The reports kept pouring in during the last few days about the possibility of a joint opposition comprising the MQM and PML-N when leaders of the parties were engaged in closed-door meetings. The talks, which spanned over two hours, brought the two parties on the same page against the ruling Pakistan People’s Party (PPP). They vowed to take a uniform stance on the national issues confronting the country. PML-N side was represented by senators Ishaq Dar, Pervez Rasheed, Mushahiduallh Khan and MNA Khawaja Saad Rafique while the MQM side by Haider Abbas Rizvi, Raza Haroon and Wasim Akhtar.

“We have decided to work as effective opposition in the Senate, National Assembly and provincial assemblies within the constitutional and legal parameters,” said MQM’s Rizvi while reading the joint statement to journalists after the meeting.

According to the statement, the two parties would work together on key national issues, such as inflation, load shedding, law and order, corruption, present political scenario, ‘rigging’ in the Azad Jammu and Kashmir elections, excessive use of authority by the government.

“We will explore the alternates if the government didn’t perform to resolve the key issues of the nation,” PML-N’s Dar said, adding that the joint opposition would take its start from parliament to press the government to mend its ways. Dar felt that national interest was supreme at the moment when he was asked about the bitter relations between the two parties often resorting to mudslinging against each other in the recent past.

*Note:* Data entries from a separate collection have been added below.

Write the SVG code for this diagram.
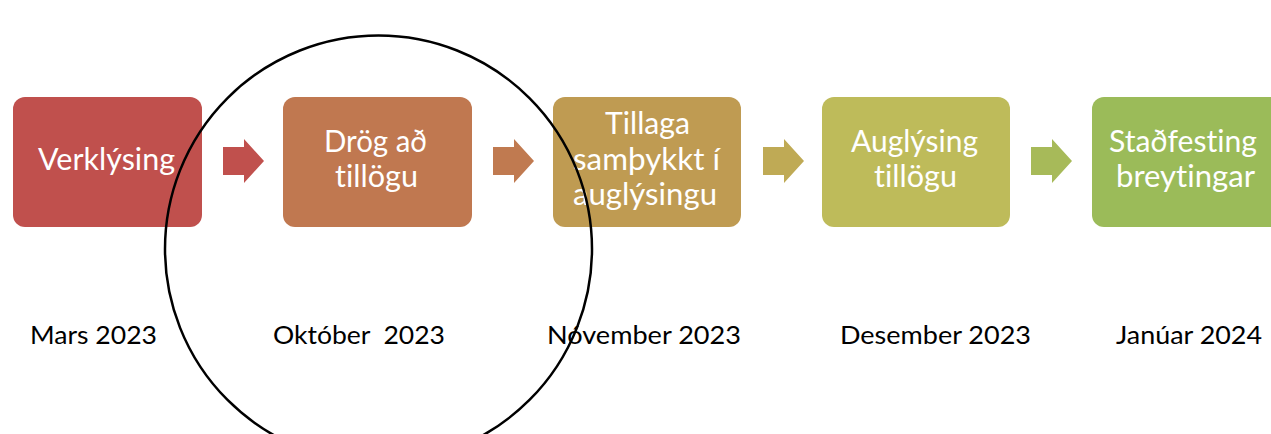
<svg xmlns="http://www.w3.org/2000/svg" width="1271" height="434" viewBox="0 0 1271 434">
<style>
.box{stroke:none}
.t{font-family:Lato,"Open Sans","Liberation Sans",sans-serif;font-size:30px;fill:#fff;text-anchor:middle;font-variant-ligatures:none}
.d{font-family:Lato,"Open Sans","Liberation Sans",sans-serif;font-size:25px;fill:#000;text-anchor:middle;font-variant-ligatures:none}
</style>
<defs>
<path id="arr" d="M0,8 H21 V0 L41,22 L21,44 V36 H0 Z"/>
</defs>
<rect width="1271" height="434" fill="#fff"/>
<g id="connectors">
<use href="#arr" x="223" y="139" fill="#C0504D"/>
<use href="#arr" x="493" y="139" fill="#C07A50"/>
<use href="#arr" x="763" y="139" fill="#BFAA55"/>
<use href="#arr" x="1031" y="139" fill="#A7BA59"/>
</g>
<g id="n1"><rect class="box" x="13" y="97" width="189" height="130" rx="12" fill="#C0504D"/><text class="t" x="106.5" y="170" textLength="137" lengthAdjust="spacingAndGlyphs">Verklýsing</text></g>
<g id="n2"><rect class="box" x="283" y="97" width="189" height="130" rx="12" fill="#C07850"/><text class="t" x="375.5" y="152" textLength="103" lengthAdjust="spacingAndGlyphs">Drög að</text><text class="t" x="376.5" y="187" textLength="83" lengthAdjust="spacingAndGlyphs">tillögu</text></g>
<g id="n3"><rect class="box" x="553" y="97" width="188" height="130" rx="12" fill="#BF9B52"/><text class="t" x="647.5" y="134" textLength="85" lengthAdjust="spacingAndGlyphs">Tillaga</text><text class="t" x="646.5" y="170" textLength="147" lengthAdjust="spacingAndGlyphs">samþykkt í</text><text class="t" x="645" y="205" textLength="144" lengthAdjust="spacingAndGlyphs">auglýsingu</text></g>
<g id="n4"><rect class="box" x="822" y="97" width="188" height="130" rx="12" fill="#BEBB5A"/><text class="t" x="914.5" y="152" textLength="127" lengthAdjust="spacingAndGlyphs">Auglýsing</text><text class="t" x="915.5" y="187" textLength="83" lengthAdjust="spacingAndGlyphs">tillögu</text></g>
<g id="n5"><rect class="box" x="1092" y="97" width="190" height="130" rx="12" fill="#9BBB59"/><text class="t" x="1183" y="152" textLength="148" lengthAdjust="spacingAndGlyphs">Staðfesting</text><text class="t" x="1185.5" y="187" textLength="139" lengthAdjust="spacingAndGlyphs">breytingar</text></g>
<g id="dates">
<text class="d" x="93.5" y="344" textLength="127" lengthAdjust="spacingAndGlyphs">Mars 2023</text>
<text class="d" x="359" y="344" xml:space="preserve" textLength="172" lengthAdjust="spacingAndGlyphs">Október  2023</text>
<text class="d" x="644" y="344" textLength="194" lengthAdjust="spacingAndGlyphs">Nóvember 2023</text>
<text class="d" x="935.5" y="344" textLength="191" lengthAdjust="spacingAndGlyphs">Desember 2023</text>
<text class="d" x="1189" y="344" textLength="146" lengthAdjust="spacingAndGlyphs">Janúar 2024</text>
</g>
<g id="circle"><circle cx="378.5" cy="249" r="213.5" fill="none" stroke="#000" stroke-width="2.5"/></g>
</svg>
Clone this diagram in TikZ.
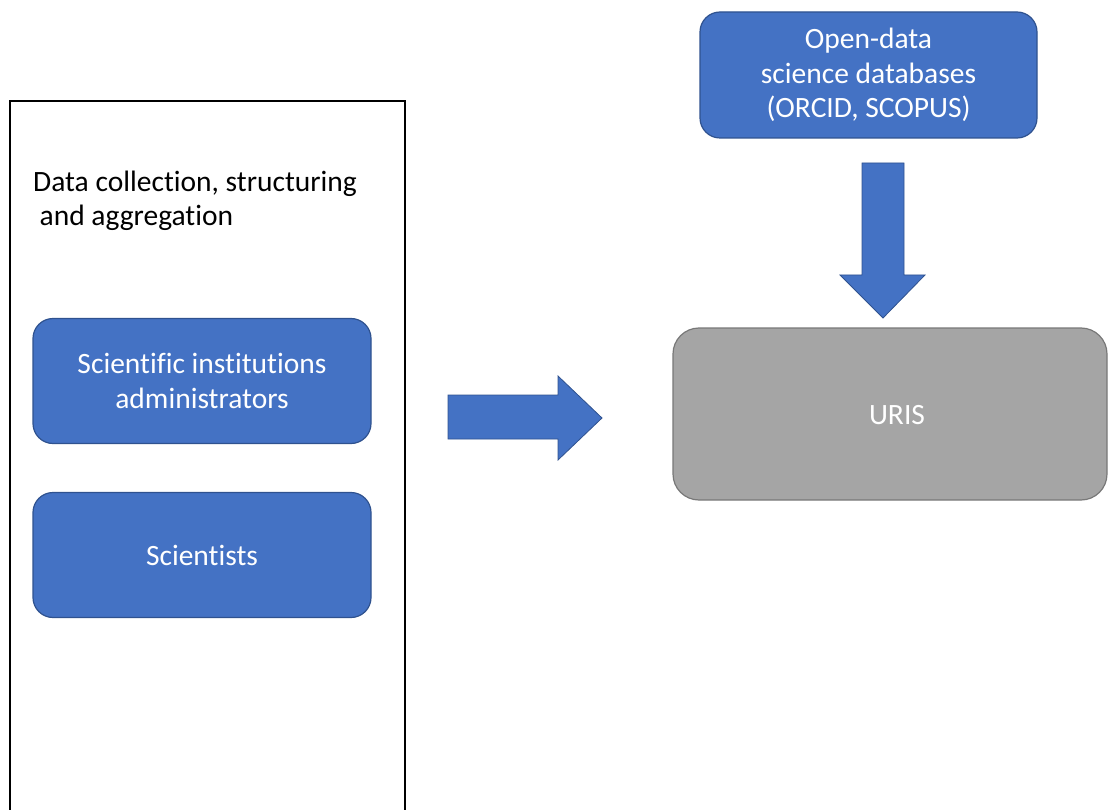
\documentclass[tikz,border=0pt]{standalone}
\usepackage{fontspec}
\setmainfont{Carlito}[Ligatures=NoCommon]
\definecolor{boxblue}{HTML}{4472C4}
\definecolor{edgeblue}{HTML}{2F528F}
\definecolor{boxgray}{HTML}{A5A5A5}
\definecolor{edgegray}{HTML}{787878}
\tikzset{
  bluebox/.style={draw=edgeblue, fill=boxblue, line width=1.2pt, rounded corners=20pt,
    text=white, align=center, font=\fontsize{29.5}{34.5}\selectfont},
  graybox/.style={draw=edgegray, fill=boxgray, line width=1.2pt, rounded corners=26pt,
    text=white, align=center, font=\fontsize{29.5}{34.5}\selectfont},
  blockarrow/.style={draw=edgeblue, fill=boxblue, line width=0.8pt}
}
\begin{document}
\begin{tikzpicture}[x=1pt, y=-1pt]
    \useasboundingbox (0,0) rectangle (1108,810);
    \clip (0,0) rectangle (1108,810);
    % Frame on the left, open at the bottom
    \draw[line width=1.2pt] (10,830) -- (10,101) -- (405,101) -- (405,830);
    \node[anchor=north west, align=left, inner sep=0pt, font=\fontsize{29.5}{34}\selectfont]
        (title) at (33,171) {Data collection, structuring\\\hspace{0.22em}and aggregation};
    % Boxes
    \node[bluebox, minimum width=338pt, minimum height=125pt] (admins) at (202,381)
        {Scientific institutions\\administrators};
    \node[bluebox, minimum width=338pt, minimum height=125pt] (scientists) at (202,555)
        {Scientists};
    \node[bluebox, minimum width=337pt, minimum height=126pt] (opendata) at (868.5,75)
        {Open-data\\science databases\\(ORCID, SCOPUS)};
    \node[graybox, minimum width=434pt, minimum height=172pt] (uris) at (890,414) {};
    \node[text=white, font=\fontsize{29.5}{34.5}\selectfont] (uristext) at (897,415) {URIS};
    % Block arrows
    \draw[blockarrow] (448,395) -- (558,395) -- (558,376) -- (602,418)
        -- (558,460) -- (558,439) -- (448,439) -- cycle;
    \draw[blockarrow] (862,163) -- (904,163) -- (904,275) -- (925,275) -- (883,318)
        -- (840,275) -- (862,275) -- cycle;
\end{tikzpicture}
\end{document}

“Whatever happened is a matter of bygone days and in the larger interest of the country, it is better to move forward by ignoring what had happened between the two parties.” The PML-N leader hoped that the combined opposition would be an effective force to pressurise the government for resolving numerous issues confronting the nation.

He also welcomed the Jamiat Ulema-e-Islam-Fazl (JUI-F) if it came to the folds of the joint opposition.